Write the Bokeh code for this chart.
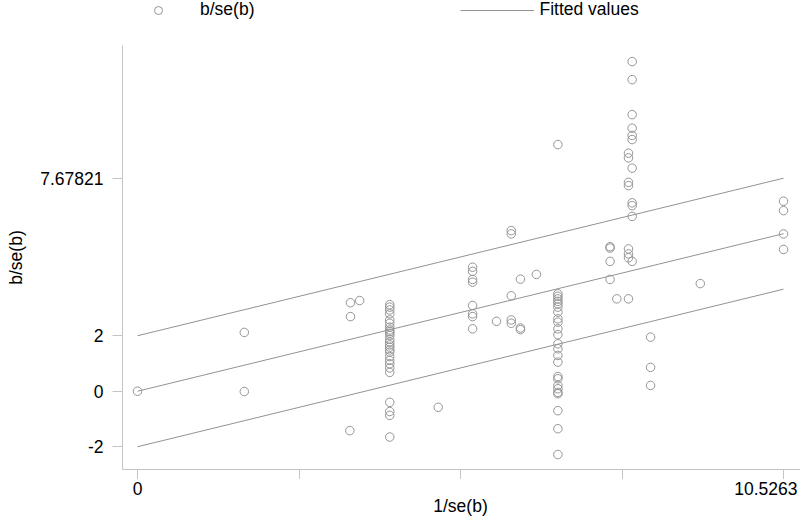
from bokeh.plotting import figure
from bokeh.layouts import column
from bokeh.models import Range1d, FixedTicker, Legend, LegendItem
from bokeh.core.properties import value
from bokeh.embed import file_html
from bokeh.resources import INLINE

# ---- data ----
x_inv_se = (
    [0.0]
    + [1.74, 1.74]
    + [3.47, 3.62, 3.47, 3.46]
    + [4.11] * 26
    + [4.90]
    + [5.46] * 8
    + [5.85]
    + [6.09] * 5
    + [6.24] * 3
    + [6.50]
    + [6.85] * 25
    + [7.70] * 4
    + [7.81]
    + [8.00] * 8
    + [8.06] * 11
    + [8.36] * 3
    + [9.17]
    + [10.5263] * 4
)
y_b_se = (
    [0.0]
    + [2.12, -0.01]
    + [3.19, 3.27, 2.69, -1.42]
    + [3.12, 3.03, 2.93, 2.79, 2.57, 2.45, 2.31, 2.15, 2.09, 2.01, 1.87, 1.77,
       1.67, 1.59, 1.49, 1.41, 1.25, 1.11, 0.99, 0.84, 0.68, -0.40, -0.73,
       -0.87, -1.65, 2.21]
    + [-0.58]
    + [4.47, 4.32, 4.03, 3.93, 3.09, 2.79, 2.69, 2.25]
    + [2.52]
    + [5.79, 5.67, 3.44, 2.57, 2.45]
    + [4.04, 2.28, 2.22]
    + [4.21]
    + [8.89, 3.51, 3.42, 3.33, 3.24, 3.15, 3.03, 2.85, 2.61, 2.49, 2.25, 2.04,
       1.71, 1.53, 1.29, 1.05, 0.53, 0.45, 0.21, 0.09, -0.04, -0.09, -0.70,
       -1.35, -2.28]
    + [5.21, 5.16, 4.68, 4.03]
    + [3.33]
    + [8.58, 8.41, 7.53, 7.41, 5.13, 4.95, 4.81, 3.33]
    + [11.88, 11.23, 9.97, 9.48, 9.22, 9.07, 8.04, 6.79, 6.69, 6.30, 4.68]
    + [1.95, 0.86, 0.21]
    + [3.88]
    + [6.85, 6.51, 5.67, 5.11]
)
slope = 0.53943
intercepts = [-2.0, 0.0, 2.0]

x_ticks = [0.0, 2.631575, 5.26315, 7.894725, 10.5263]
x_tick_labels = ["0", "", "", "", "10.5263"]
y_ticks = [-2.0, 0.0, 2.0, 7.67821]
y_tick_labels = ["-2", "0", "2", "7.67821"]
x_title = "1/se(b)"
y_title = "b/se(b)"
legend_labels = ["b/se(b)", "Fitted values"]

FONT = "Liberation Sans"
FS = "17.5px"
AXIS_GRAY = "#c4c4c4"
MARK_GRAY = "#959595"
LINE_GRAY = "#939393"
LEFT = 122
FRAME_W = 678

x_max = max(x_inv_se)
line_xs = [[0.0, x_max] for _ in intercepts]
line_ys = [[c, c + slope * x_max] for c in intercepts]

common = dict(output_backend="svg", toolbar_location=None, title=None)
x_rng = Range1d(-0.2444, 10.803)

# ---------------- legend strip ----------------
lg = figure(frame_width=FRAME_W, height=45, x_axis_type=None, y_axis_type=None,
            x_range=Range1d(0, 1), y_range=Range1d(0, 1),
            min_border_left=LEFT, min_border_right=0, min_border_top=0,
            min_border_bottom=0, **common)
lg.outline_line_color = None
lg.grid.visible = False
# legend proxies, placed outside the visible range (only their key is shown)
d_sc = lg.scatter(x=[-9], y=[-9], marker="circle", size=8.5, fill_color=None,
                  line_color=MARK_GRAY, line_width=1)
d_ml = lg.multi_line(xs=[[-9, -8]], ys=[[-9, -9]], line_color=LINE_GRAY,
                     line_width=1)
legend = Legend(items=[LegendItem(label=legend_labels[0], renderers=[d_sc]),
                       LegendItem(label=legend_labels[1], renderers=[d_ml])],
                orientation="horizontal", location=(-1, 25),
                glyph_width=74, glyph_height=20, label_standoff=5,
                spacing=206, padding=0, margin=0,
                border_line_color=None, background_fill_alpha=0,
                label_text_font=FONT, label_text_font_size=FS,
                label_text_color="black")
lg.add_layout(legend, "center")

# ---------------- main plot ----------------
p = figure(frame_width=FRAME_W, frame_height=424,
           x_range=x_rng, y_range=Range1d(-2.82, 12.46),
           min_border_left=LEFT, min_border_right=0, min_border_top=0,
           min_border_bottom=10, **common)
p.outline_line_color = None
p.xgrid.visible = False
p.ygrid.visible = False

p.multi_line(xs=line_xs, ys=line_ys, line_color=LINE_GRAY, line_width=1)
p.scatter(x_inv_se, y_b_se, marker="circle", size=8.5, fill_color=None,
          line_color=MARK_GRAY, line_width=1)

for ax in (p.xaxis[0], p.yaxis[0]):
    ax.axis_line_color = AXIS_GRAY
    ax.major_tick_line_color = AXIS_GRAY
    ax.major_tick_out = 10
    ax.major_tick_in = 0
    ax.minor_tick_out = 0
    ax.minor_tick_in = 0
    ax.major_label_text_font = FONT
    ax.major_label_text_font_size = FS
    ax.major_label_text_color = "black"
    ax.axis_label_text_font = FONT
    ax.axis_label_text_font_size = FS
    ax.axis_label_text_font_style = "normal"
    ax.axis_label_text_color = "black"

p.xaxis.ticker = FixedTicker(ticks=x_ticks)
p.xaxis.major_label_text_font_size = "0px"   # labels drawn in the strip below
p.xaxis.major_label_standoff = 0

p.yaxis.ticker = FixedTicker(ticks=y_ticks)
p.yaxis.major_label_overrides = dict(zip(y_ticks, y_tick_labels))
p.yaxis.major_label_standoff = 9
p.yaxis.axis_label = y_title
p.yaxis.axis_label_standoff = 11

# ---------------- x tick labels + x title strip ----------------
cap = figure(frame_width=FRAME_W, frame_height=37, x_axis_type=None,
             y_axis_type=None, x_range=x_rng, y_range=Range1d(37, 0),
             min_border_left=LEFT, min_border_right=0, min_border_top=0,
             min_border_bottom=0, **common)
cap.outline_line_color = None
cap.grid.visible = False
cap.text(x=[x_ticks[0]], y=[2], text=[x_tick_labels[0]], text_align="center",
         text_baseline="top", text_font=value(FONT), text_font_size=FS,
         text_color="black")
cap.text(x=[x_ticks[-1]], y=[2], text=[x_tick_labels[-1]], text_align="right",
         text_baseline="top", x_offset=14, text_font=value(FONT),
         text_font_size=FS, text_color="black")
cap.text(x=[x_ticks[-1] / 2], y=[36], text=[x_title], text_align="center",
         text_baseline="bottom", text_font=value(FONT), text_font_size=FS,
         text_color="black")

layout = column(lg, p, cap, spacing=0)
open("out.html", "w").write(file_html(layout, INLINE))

▶ _PROBLEM REQUIREMENTS_
Reproduce each line exactly, please, except for any pictures.

▶ _COMPLETE ANSWER_
Write the Bokeh code for this chart.
from bokeh.plotting import figure
from bokeh.layouts import column
from bokeh.models import Range1d, FixedTicker, Legend, LegendItem
from bokeh.core.properties import value
from bokeh.embed import file_html
from bokeh.resources import INLINE

# ---- data ----
x_inv_se = (
    [0.0]
    + [1.74, 1.74]
    + [3.47, 3.62, 3.47, 3.46]
    + [4.11] * 26
    + [4.90]
    + [5.46] * 8
    + [5.85]
    + [6.09] * 5
    + [6.24] * 3
    + [6.50]
    + [6.85] * 25
    + [7.70] * 4
    + [7.81]
    + [8.00] * 8
    + [8.06] * 11
    + [8.36] * 3
    + [9.17]
    + [10.5263] * 4
)
y_b_se = (
    [0.0]
    + [2.12, -0.01]
    + [3.19, 3.27, 2.69, -1.42]
    + [3.12, 3.03, 2.93, 2.79, 2.57, 2.45, 2.31, 2.15, 2.09, 2.01, 1.87, 1.77,
       1.67, 1.59, 1.49, 1.41, 1.25, 1.11, 0.99, 0.84, 0.68, -0.40, -0.73,
       -0.87, -1.65, 2.21]
    + [-0.58]
    + [4.47, 4.32, 4.03, 3.93, 3.09, 2.79, 2.69, 2.25]
    + [2.52]
    + [5.79, 5.67, 3.44, 2.57, 2.45]
    + [4.04, 2.28, 2.22]
    + [4.21]
    + [8.89, 3.51, 3.42, 3.33, 3.24, 3.15, 3.03, 2.85, 2.61, 2.49, 2.25, 2.04,
       1.71, 1.53, 1.29, 1.05, 0.53, 0.45, 0.21, 0.09, -0.04, -0.09, -0.70,
       -1.35, -2.28]
    + [5.21, 5.16, 4.68, 4.03]
    + [3.33]
    + [8.58, 8.41, 7.53, 7.41, 5.13, 4.95, 4.81, 3.33]
    + [11.88, 11.23, 9.97, 9.48, 9.22, 9.07, 8.04, 6.79, 6.69, 6.30, 4.68]
    + [1.95, 0.86, 0.21]
    + [3.88]
    + [6.85, 6.51, 5.67, 5.11]
)
slope = 0.53943
intercepts = [-2.0, 0.0, 2.0]

x_ticks = [0.0, 2.631575, 5.26315, 7.894725, 10.5263]
x_tick_labels = ["0", "", "", "", "10.5263"]
y_ticks = [-2.0, 0.0, 2.0, 7.67821]
y_tick_labels = ["-2", "0", "2", "7.67821"]
x_title = "1/se(b)"
y_title = "b/se(b)"
legend_labels = ["b/se(b)", "Fitted values"]

FONT = "Liberation Sans"
FS = "17.5px"
AXIS_GRAY = "#c4c4c4"
MARK_GRAY = "#959595"
LINE_GRAY = "#939393"
LEFT = 122
FRAME_W = 678

x_max = max(x_inv_se)
line_xs = [[0.0, x_max] for _ in intercepts]
line_ys = [[c, c + slope * x_max] for c in intercepts]

common = dict(output_backend="svg", toolbar_location=None, title=None)
x_rng = Range1d(-0.2444, 10.803)

# ---------------- legend strip ----------------
lg = figure(frame_width=FRAME_W, height=45, x_axis_type=None, y_axis_type=None,
            x_range=Range1d(0, 1), y_range=Range1d(0, 1),
            min_border_left=LEFT, min_border_right=0, min_border_top=0,
            min_border_bottom=0, **common)
lg.outline_line_color = None
lg.grid.visible = False
# legend proxies, placed outside the visible range (only their key is shown)
d_sc = lg.scatter(x=[-9], y=[-9], marker="circle", size=8.5, fill_color=None,
                  line_color=MARK_GRAY, line_width=1)
d_ml = lg.multi_line(xs=[[-9, -8]], ys=[[-9, -9]], line_color=LINE_GRAY,
                     line_width=1)
legend = Legend(items=[LegendItem(label=legend_labels[0], renderers=[d_sc]),
                       LegendItem(label=legend_labels[1], renderers=[d_ml])],
                orientation="horizontal", location=(-1, 25),
                glyph_width=74, glyph_height=20, label_standoff=5,
                spacing=206, padding=0, margin=0,
                border_line_color=None, background_fill_alpha=0,
                label_text_font=FONT, label_text_font_size=FS,
                label_text_color="black")
lg.add_layout(legend, "center")

# ---------------- main plot ----------------
p = figure(frame_width=FRAME_W, frame_height=424,
           x_range=x_rng, y_range=Range1d(-2.82, 12.46),
           min_border_left=LEFT, min_border_right=0, min_border_top=0,
           min_border_bottom=10, **common)
p.outline_line_color = None
p.xgrid.visible = False
p.ygrid.visible = False

p.multi_line(xs=line_xs, ys=line_ys, line_color=LINE_GRAY, line_width=1)
p.scatter(x_inv_se, y_b_se, marker="circle", size=8.5, fill_color=None,
          line_color=MARK_GRAY, line_width=1)

for ax in (p.xaxis[0], p.yaxis[0]):
    ax.axis_line_color = AXIS_GRAY
    ax.major_tick_line_color = AXIS_GRAY
    ax.major_tick_out = 10
    ax.major_tick_in = 0
    ax.minor_tick_out = 0
    ax.minor_tick_in = 0
    ax.major_label_text_font = FONT
    ax.major_label_text_font_size = FS
    ax.major_label_text_color = "black"
    ax.axis_label_text_font = FONT
    ax.axis_label_text_font_size = FS
    ax.axis_label_text_font_style = "normal"
    ax.axis_label_text_color = "black"

p.xaxis.ticker = FixedTicker(ticks=x_ticks)
p.xaxis.major_label_text_font_size = "0px"   # labels drawn in the strip below
p.xaxis.major_label_standoff = 0

p.yaxis.ticker = FixedTicker(ticks=y_ticks)
p.yaxis.major_label_overrides = dict(zip(y_ticks, y_tick_labels))
p.yaxis.major_label_standoff = 9
p.yaxis.axis_label = y_title
p.yaxis.axis_label_standoff = 11

# ---------------- x tick labels + x title strip ----------------
cap = figure(frame_width=FRAME_W, frame_height=37, x_axis_type=None,
             y_axis_type=None, x_range=x_rng, y_range=Range1d(37, 0),
             min_border_left=LEFT, min_border_right=0, min_border_top=0,
             min_border_bottom=0, **common)
cap.outline_line_color = None
cap.grid.visible = False
cap.text(x=[x_ticks[0]], y=[2], text=[x_tick_labels[0]], text_align="center",
         text_baseline="top", text_font=value(FONT), text_font_size=FS,
         text_color="black")
cap.text(x=[x_ticks[-1]], y=[2], text=[x_tick_labels[-1]], text_align="right",
         text_baseline="top", x_offset=14, text_font=value(FONT),
         text_font_size=FS, text_color="black")
cap.text(x=[x_ticks[-1] / 2], y=[36], text=[x_title], text_align="center",
         text_baseline="bottom", text_font=value(FONT), text_font_size=FS,
         text_color="black")

layout = column(lg, p, cap, spacing=0)
open("out.html", "w").write(file_html(layout, INLINE))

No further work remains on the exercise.